* **Given instruction**: The data below should be restated word for word, with every picture omitted.
— start —
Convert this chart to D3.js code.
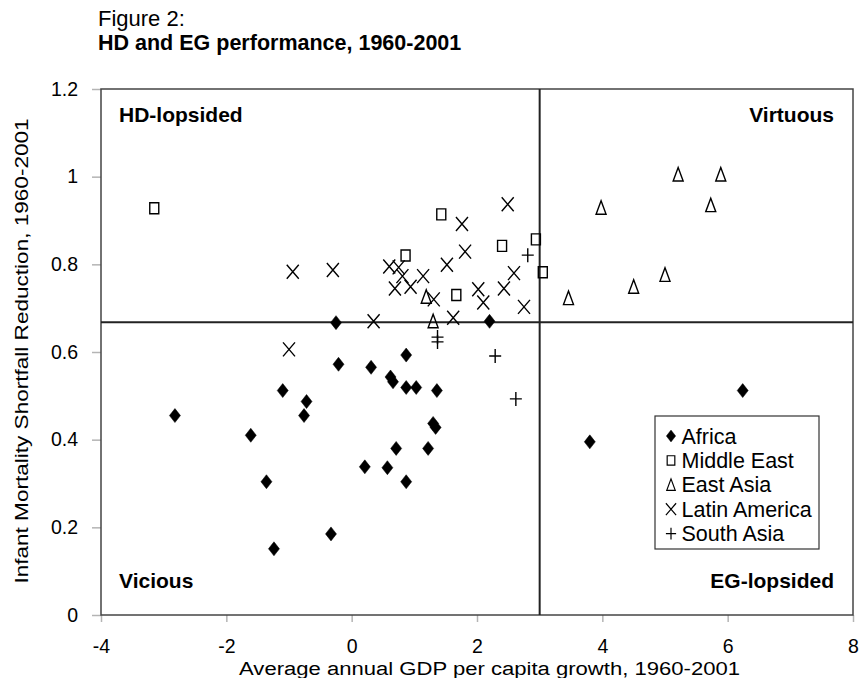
<!DOCTYPE html>
<html>
<head>
<meta charset="utf-8">
<script src="https://cdn.jsdelivr.net/npm/d3@7"></script>
<style>
  body { margin: 0; background: #fff; }
  text { font-family: "Liberation Sans", Arial, sans-serif; fill: #000; }
</style>
</head>
<body>
<svg id="chart" width="860" height="678"></svg>
<script>
/// Data ///
// [growth, IMSR] per region
const africa = [
    [-0.25, 0.667], [2.20, 0.670], [-0.21, 0.572], [0.31, 0.565], [0.87, 0.593],
    [0.62, 0.543], [0.66, 0.532], [0.87, 0.519], [1.03, 0.519], [1.36, 0.512],
    [-1.10, 0.512], [-0.72, 0.487], [-0.76, 0.455], [-2.82, 0.455], [-1.61, 0.410],
    [1.30, 0.437], [1.34, 0.428], [0.71, 0.380], [1.22, 0.380], [0.21, 0.338],
    [0.57, 0.336], [0.87, 0.304], [-1.36, 0.304], [-0.33, 0.185], [-1.24, 0.151],
    [3.80, 0.395], [6.24, 0.512]
];
const middleEast = [
    [-3.15, 0.928], [1.43, 0.914], [2.94, 0.857], [2.40, 0.842], [0.86, 0.820],
    [3.05, 0.782], [1.67, 0.730]
];
const eastAsia = [
    [5.21, 1.005], [5.89, 1.005], [3.98, 0.929], [5.73, 0.935], [5.00, 0.776],
    [4.50, 0.749], [3.46, 0.723], [1.19, 0.726], [1.30, 0.670]
];
const latinAmerica = [
    [-0.94, 0.783], [-0.30, 0.787], [-1.00, 0.606], [2.49, 0.937], [1.76, 0.892],
    [1.81, 0.829], [1.52, 0.799], [0.60, 0.795], [0.75, 0.793], [0.81, 0.773],
    [1.14, 0.773], [2.59, 0.780], [0.69, 0.745], [0.94, 0.749], [1.31, 0.720],
    [2.02, 0.743], [2.10, 0.713], [2.43, 0.745], [2.75, 0.703], [0.35, 0.670],
    [1.62, 0.678]
];
const southAsia = [
    [2.81, 0.821], [1.37, 0.634], [1.37, 0.623], [2.29, 0.591], [2.62, 0.493]
];

const regionNames = ["Africa", "Middle East", "East Asia", "Latin America", "South Asia"];
const xTicks = [-4, -2, 0, 2, 4, 6, 8];
const yTicks = [0, 0.2, 0.4, 0.6, 0.8, 1, 1.2];
const yTickLabels = ["0", "0.2", "0.4", "0.6", "0.8", "1", "1.2"];
// quadrant split lines
const xSplit = 3;
const ySplit = 0.668;

/// Markers ///
// each returns a path string centred on 0,0
const markers = {
    "Africa": function() { return "M0,-7L5.5,0L0,7L-5.5,0Z"; },
    "Middle East": function() { return "M-4.5,-5.5H4.5V5.5H-4.5Z"; },
    "East Asia": function() { return "M0,-7L5,6.5H-5Z"; },
    "Latin America": function() { return "M-6,-7L6,7M6,-7L-6,7"; },
    "South Asia": function() { return "M-6,0H6M0,-7V7"; }
};
const filled = { "Africa": true };

/// Chart ///
function drawChart() {
    const svg = d3.select("#chart");
    const left = 101, right = 853, top = 89, bottom = 615;

    const x = d3.scaleLinear().domain([-4, 8]).range([left, right]);
    const y = d3.scaleLinear().domain([0, 1.2]).range([bottom, top]);

    // titles
    svg.append("text").attr("x", 98).attr("y", 26)
        .style("font-size", "22px").text("Figure 2:");
    svg.append("text").attr("x", 98).attr("y", 50)
        .style("font-size", "21.5px").style("font-weight", "bold")
        .text("HD and EG performance, 1960-2001");

    // axes (plain hyphen for negatives, like the original)
    const xAxis = svg.append("g").attr("transform", "translate(0," + bottom + ")")
        .call(d3.axisBottom(x).tickValues(xTicks).tickSize(7).tickPadding(17)
            .tickFormat(function(d) { return String(d); }));
    const yAxis = svg.append("g").attr("transform", "translate(" + left + ",0)")
        .call(d3.axisLeft(y).tickValues(yTicks).tickSize(9).tickPadding(14)
            .tickFormat(function(d, i) { return yTickLabels[i]; }));
    [xAxis, yAxis].forEach(function(a) {
        a.select(".domain").remove();
        a.selectAll("line").attr("stroke", "#b4b4b4").attr("stroke-width", 1.5);
        a.selectAll("text").style("font-size", "19.5px").attr("fill", "#000");
    });

    // plot frame
    svg.append("rect").attr("x", left).attr("y", top)
        .attr("width", right - left).attr("height", bottom - top)
        .attr("fill", "none").attr("stroke", "#444").attr("stroke-width", 1.5);

    // quadrant lines
    svg.append("line").attr("x1", x(xSplit)).attr("x2", x(xSplit))
        .attr("y1", top).attr("y2", bottom).attr("stroke", "#222").attr("stroke-width", 2);
    svg.append("line").attr("x1", left).attr("x2", right)
        .attr("y1", y(ySplit)).attr("y2", y(ySplit)).attr("stroke", "#222").attr("stroke-width", 2);

    // quadrant labels
    const q = svg.append("g").style("font-size", "21px").style("font-weight", "bold");
    q.append("text").attr("x", 119).attr("y", 122).text("HD-lopsided");
    q.append("text").attr("x", 834).attr("y", 122).attr("text-anchor", "end").text("Virtuous");
    q.append("text").attr("x", 119).attr("y", 588).text("Vicious");
    q.append("text").attr("x", 834).attr("y", 588).attr("text-anchor", "end").text("EG-lopsided");

    // points
    const series = [africa, middleEast, eastAsia, latinAmerica, southAsia];
    series.forEach(function(data, i) {
        const name = regionNames[i];
        svg.append("g").selectAll("path")
            .data(data)
            .enter().append("path")
                .attr("transform", function(d) { return "translate(" + x(d[0]) + "," + y(d[1]) + ")"; })
                .attr("d", markers[name]())
                .attr("fill", filled[name] ? "#000" : "none")
                .attr("stroke", "#000")
                .attr("stroke-width", filled[name] ? 0.5 : 1.4);
    });

    // legend
    const lg = svg.append("g").attr("transform", "translate(655,416)");
    lg.append("rect").attr("width", 164).attr("height", 133)
        .attr("fill", "#fff").attr("stroke", "#333").attr("stroke-width", 1.2);
    regionNames.forEach(function(name, i) {
        const row = lg.append("g").attr("transform", "translate(0," + (20 + i * 24.4) + ")");
        row.append("path").attr("transform", "translate(16,0) scale(0.85)")
            .attr("d", markers[name]())
            .attr("fill", filled[name] ? "#000" : "none")
            .attr("stroke", "#000").attr("stroke-width", filled[name] ? 0.5 : 1.4);
        row.append("text").attr("x", 26.5).attr("y", 7.5).style("font-size", "21.5px").text(name);
    });

    // axis titles (wide, short lettering as in the original)
    svg.append("text").attr("transform", "translate(489.5,674.5) scale(1.24,1)")
        .attr("text-anchor", "middle").style("font-size", "17.8px")
        .text("Average annual GDP per capita growth, 1960-2001");
    svg.append("text").attr("transform", "translate(28,351) rotate(-90) scale(1.22,1)")
        .attr("text-anchor", "middle").style("font-size", "18.5px")
        .text("Infant Mortality Shortfall Reduction, 1960-2001");
}

drawChart();
</script>
</body>
</html>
— end —
* **Completed exercise**:
Convert this chart to D3.js code.
<!DOCTYPE html>
<html>
<head>
<meta charset="utf-8">
<script src="https://cdn.jsdelivr.net/npm/d3@7"></script>
<style>
  body { margin: 0; background: #fff; }
  text { font-family: "Liberation Sans", Arial, sans-serif; fill: #000; }
</style>
</head>
<body>
<svg id="chart" width="860" height="678"></svg>
<script>
/// Data ///
// [growth, IMSR] per region
const africa = [
    [-0.25, 0.667], [2.20, 0.670], [-0.21, 0.572], [0.31, 0.565], [0.87, 0.593],
    [0.62, 0.543], [0.66, 0.532], [0.87, 0.519], [1.03, 0.519], [1.36, 0.512],
    [-1.10, 0.512], [-0.72, 0.487], [-0.76, 0.455], [-2.82, 0.455], [-1.61, 0.410],
    [1.30, 0.437], [1.34, 0.428], [0.71, 0.380], [1.22, 0.380], [0.21, 0.338],
    [0.57, 0.336], [0.87, 0.304], [-1.36, 0.304], [-0.33, 0.185], [-1.24, 0.151],
    [3.80, 0.395], [6.24, 0.512]
];
const middleEast = [
    [-3.15, 0.928], [1.43, 0.914], [2.94, 0.857], [2.40, 0.842], [0.86, 0.820],
    [3.05, 0.782], [1.67, 0.730]
];
const eastAsia = [
    [5.21, 1.005], [5.89, 1.005], [3.98, 0.929], [5.73, 0.935], [5.00, 0.776],
    [4.50, 0.749], [3.46, 0.723], [1.19, 0.726], [1.30, 0.670]
];
const latinAmerica = [
    [-0.94, 0.783], [-0.30, 0.787], [-1.00, 0.606], [2.49, 0.937], [1.76, 0.892],
    [1.81, 0.829], [1.52, 0.799], [0.60, 0.795], [0.75, 0.793], [0.81, 0.773],
    [1.14, 0.773], [2.59, 0.780], [0.69, 0.745], [0.94, 0.749], [1.31, 0.720],
    [2.02, 0.743], [2.10, 0.713], [2.43, 0.745], [2.75, 0.703], [0.35, 0.670],
    [1.62, 0.678]
];
const southAsia = [
    [2.81, 0.821], [1.37, 0.634], [1.37, 0.623], [2.29, 0.591], [2.62, 0.493]
];

const regionNames = ["Africa", "Middle East", "East Asia", "Latin America", "South Asia"];
const xTicks = [-4, -2, 0, 2, 4, 6, 8];
const yTicks = [0, 0.2, 0.4, 0.6, 0.8, 1, 1.2];
const yTickLabels = ["0", "0.2", "0.4", "0.6", "0.8", "1", "1.2"];
// quadrant split lines
const xSplit = 3;
const ySplit = 0.668;

/// Markers ///
// each returns a path string centred on 0,0
const markers = {
    "Africa": function() { return "M0,-7L5.5,0L0,7L-5.5,0Z"; },
    "Middle East": function() { return "M-4.5,-5.5H4.5V5.5H-4.5Z"; },
    "East Asia": function() { return "M0,-7L5,6.5H-5Z"; },
    "Latin America": function() { return "M-6,-7L6,7M6,-7L-6,7"; },
    "South Asia": function() { return "M-6,0H6M0,-7V7"; }
};
const filled = { "Africa": true };

/// Chart ///
function drawChart() {
    const svg = d3.select("#chart");
    const left = 101, right = 853, top = 89, bottom = 615;

    const x = d3.scaleLinear().domain([-4, 8]).range([left, right]);
    const y = d3.scaleLinear().domain([0, 1.2]).range([bottom, top]);

    // titles
    svg.append("text").attr("x", 98).attr("y", 26)
        .style("font-size", "22px").text("Figure 2:");
    svg.append("text").attr("x", 98).attr("y", 50)
        .style("font-size", "21.5px").style("font-weight", "bold")
        .text("HD and EG performance, 1960-2001");

    // axes (plain hyphen for negatives, like the original)
    const xAxis = svg.append("g").attr("transform", "translate(0," + bottom + ")")
        .call(d3.axisBottom(x).tickValues(xTicks).tickSize(7).tickPadding(17)
            .tickFormat(function(d) { return String(d); }));
    const yAxis = svg.append("g").attr("transform", "translate(" + left + ",0)")
        .call(d3.axisLeft(y).tickValues(yTicks).tickSize(9).tickPadding(14)
            .tickFormat(function(d, i) { return yTickLabels[i]; }));
    [xAxis, yAxis].forEach(function(a) {
        a.select(".domain").remove();
        a.selectAll("line").attr("stroke", "#b4b4b4").attr("stroke-width", 1.5);
        a.selectAll("text").style("font-size", "19.5px").attr("fill", "#000");
    });

    // plot frame
    svg.append("rect").attr("x", left).attr("y", top)
        .attr("width", right - left).attr("height", bottom - top)
        .attr("fill", "none").attr("stroke", "#444").attr("stroke-width", 1.5);

    // quadrant lines
    svg.append("line").attr("x1", x(xSplit)).attr("x2", x(xSplit))
        .attr("y1", top).attr("y2", bottom).attr("stroke", "#222").attr("stroke-width", 2);
    svg.append("line").attr("x1", left).attr("x2", right)
        .attr("y1", y(ySplit)).attr("y2", y(ySplit)).attr("stroke", "#222").attr("stroke-width", 2);

    // quadrant labels
    const q = svg.append("g").style("font-size", "21px").style("font-weight", "bold");
    q.append("text").attr("x", 119).attr("y", 122).text("HD-lopsided");
    q.append("text").attr("x", 834).attr("y", 122).attr("text-anchor", "end").text("Virtuous");
    q.append("text").attr("x", 119).attr("y", 588).text("Vicious");
    q.append("text").attr("x", 834).attr("y", 588).attr("text-anchor", "end").text("EG-lopsided");

    // points
    const series = [africa, middleEast, eastAsia, latinAmerica, southAsia];
    series.forEach(function(data, i) {
        const name = regionNames[i];
        svg.append("g").selectAll("path")
            .data(data)
            .enter().append("path")
                .attr("transform", function(d) { return "translate(" + x(d[0]) + "," + y(d[1]) + ")"; })
                .attr("d", markers[name]())
                .attr("fill", filled[name] ? "#000" : "none")
                .attr("stroke", "#000")
                .attr("stroke-width", filled[name] ? 0.5 : 1.4);
    });

    // legend
    const lg = svg.append("g").attr("transform", "translate(655,416)");
    lg.append("rect").attr("width", 164).attr("height", 133)
        .attr("fill", "#fff").attr("stroke", "#333").attr("stroke-width", 1.2);
    regionNames.forEach(function(name, i) {
        const row = lg.append("g").attr("transform", "translate(0," + (20 + i * 24.4) + ")");
        row.append("path").attr("transform", "translate(16,0) scale(0.85)")
            .attr("d", markers[name]())
            .attr("fill", filled[name] ? "#000" : "none")
            .attr("stroke", "#000").attr("stroke-width", filled[name] ? 0.5 : 1.4);
        row.append("text").attr("x", 26.5).attr("y", 7.5).style("font-size", "21.5px").text(name);
    });

    // axis titles (wide, short lettering as in the original)
    svg.append("text").attr("transform", "translate(489.5,674.5) scale(1.24,1)")
        .attr("text-anchor", "middle").style("font-size", "17.8px")
        .text("Average annual GDP per capita growth, 1960-2001");
    svg.append("text").attr("transform", "translate(28,351) rotate(-90) scale(1.22,1)")
        .attr("text-anchor", "middle").style("font-size", "18.5px")
        .text("Infant Mortality Shortfall Reduction, 1960-2001");
}

drawChart();
</script>
</body>
</html>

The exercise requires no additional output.